Let $ABC$ be an acute-angled triangle, and let $D, E$ and $K$ be the midpoints of its sides $AB, AC$ and $BC$ respectively. Let $O$ be the circumcentre of triangle $ABC$, and let $M$ be the foot of the perpendicular from $A$ on the line $BC$. From the midpoint $P$ of $OM$ we draw a line parallel to $AM$, which meets the lines $DE$ and $OA$ at the points $T$ and $Z$ respectively. Prove that: (a) the triangle $DZE$ is isosceles (b) the area of the triangle $DZE$ is given by the formula \[E_{DZE}=\frac{BC\cdot OK}{8}\]

2017 Iberoamerican, 2

Tags: geometry , circumcircle

Let $ABC$ be an acute angled triangle and $\Gamma$ its circumcircle. Led $D$ be a point on segment $BC$, different from $B$ and $C$, and let $M$ be the midpoint of $AD$. The line perpendicular to $AB$ that passes through $D$ intersects $AB$ in $E$ and $\Gamma$ in $F$, with point $D$ between $E$ and $F$. Lines $FC$ and $EM$ intersect at point $X$. If $\angle DAE = \angle AFE$, show that line $AX$ is tangent to $\Gamma$.

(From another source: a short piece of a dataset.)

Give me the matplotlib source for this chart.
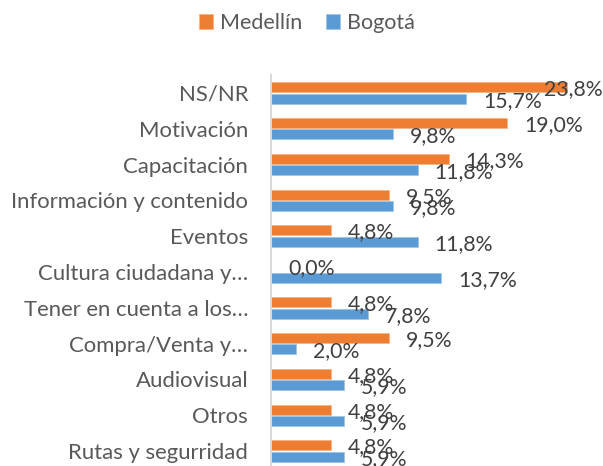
import matplotlib.pyplot as plt
import numpy as np

plt.rcParams['font.family'] = ['Lato', 'DejaVu Sans']

categorias = ['NS/NR', 'Motivación', 'Capacitación', 'Información y contenido',
              'Eventos', 'Cultura ciudadana y…', 'Tener en cuenta a los…',
              'Compra/Venta y…', 'Audiovisual', 'Otros', 'Rutas y segurridad']
medellin = [23.8, 19.0, 14.3, 9.5, 4.8, 0.0, 4.8, 9.5, 4.8, 4.8, 4.8]
bogota = [15.7, 9.8, 11.8, 9.8, 11.8, 13.7, 7.8, 2.0, 5.9, 5.9, 5.9]

naranja = '#ED7D31'
azul = '#5B9BD5'

fig = plt.figure(figsize=(6.03, 4.66), dpi=100)
ax = fig.add_axes([271 / 603, 1 - 469 / 466, 310.5 / 603, 394 / 466])

y = np.arange(len(categorias))
h = 0.28
off = 0.16
b1 = ax.barh(y - off, medellin, height=h, color=naranja, edgecolor='#F4B183',
             linewidth=0.5, label='Medellín')
b2 = ax.barh(y + off, bogota, height=h, color=azul, edgecolor='#9DC3E6',
             linewidth=0.5, label='Bogotá')

ax.set_xlim(0, 25)
ax.set_ylim(len(categorias) - 0.5, -0.5)
ax.set_yticks(y)
ax.set_yticklabels(categorias, fontsize=15.9, color='#595959')
ax.tick_params(axis='y', length=0, pad=16.5)
ax.set_xticks([])
for s in ['top', 'right', 'bottom']:
    ax.spines[s].set_visible(False)
ax.spines['left'].set_color('#D9D9D9')
ax.spines['left'].set_linewidth(1.5)

def etiqueta(v, yy):
    txt = f'{v:.1f}%'.replace('.', ',')
    if v > 21:
        ax.annotate(txt, xy=(0.999, yy), xycoords=('figure fraction', 'data'),
                    xytext=(0, -1.5), textcoords='offset points',
                    ha='right', va='center', fontsize=15.3, color='#404040')
    else:
        ax.annotate(txt, xy=(v, yy), xytext=(12.2, -1.5), textcoords='offset points',
                    ha='left', va='center', fontsize=15.3, color='#404040',
                    annotation_clip=False)

for i in range(len(categorias)):
    etiqueta(medellin[i], y[i] - off)
    etiqueta(bogota[i], y[i] + off)

fig.legend(handles=[b1, b2], loc='center', bbox_to_anchor=(307 / 603, 1 - 23 / 466),
           ncol=2, frameon=False, fontsize=15.5, handlelength=0.65, handleheight=0.65,
           handletextpad=0.34, columnspacing=1.1, labelcolor='#595959')

fig.savefig('out.png', dpi=100)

Kyiv City MO Seniors 2003+ geometry, 2012.10.4

Tags: geometry , concyclic , cyclic quadrilateral , circumcircle

The triangle $ABC$ with $AB> AC$ is inscribed in a circle, the angle bisector of $\angle BAC$ intersects the side $BC$ of the triangle at the point $K$, and the circumscribed circle at the point $M$. The midline of $\Delta ABC$, which is parallel to the side $AB$, intersects $AM$ at the point $O$, the line $CO$ intersects the line $AB$ at the point $N$. Prove that a circle can be circumscribed around the quadrilateral $BNKM$. (Nagel Igor)

2007 IMO Shortlist, 7

Tags: geometry , circumcircle , incenter , reflection

Given an acute triangle $ ABC$ with $ \angle B > \angle C$. Point $ I$ is the incenter, and $ R$ the circumradius. Point $ D$ is the foot of the altitude from vertex $ A$. Point $ K$ lies on line $ AD$ such that $ AK \equal{} 2R$, and $ D$ separates $ A$ and $ K$. Lines $ DI$ and $ KI$ meet sides $ AC$ and $ BC$ at $ E,F$ respectively. Let $ IE \equal{} IF$. Prove that $ \angle B\leq 3\angle C$. [i]Author: Davoud Vakili, Iran[/i]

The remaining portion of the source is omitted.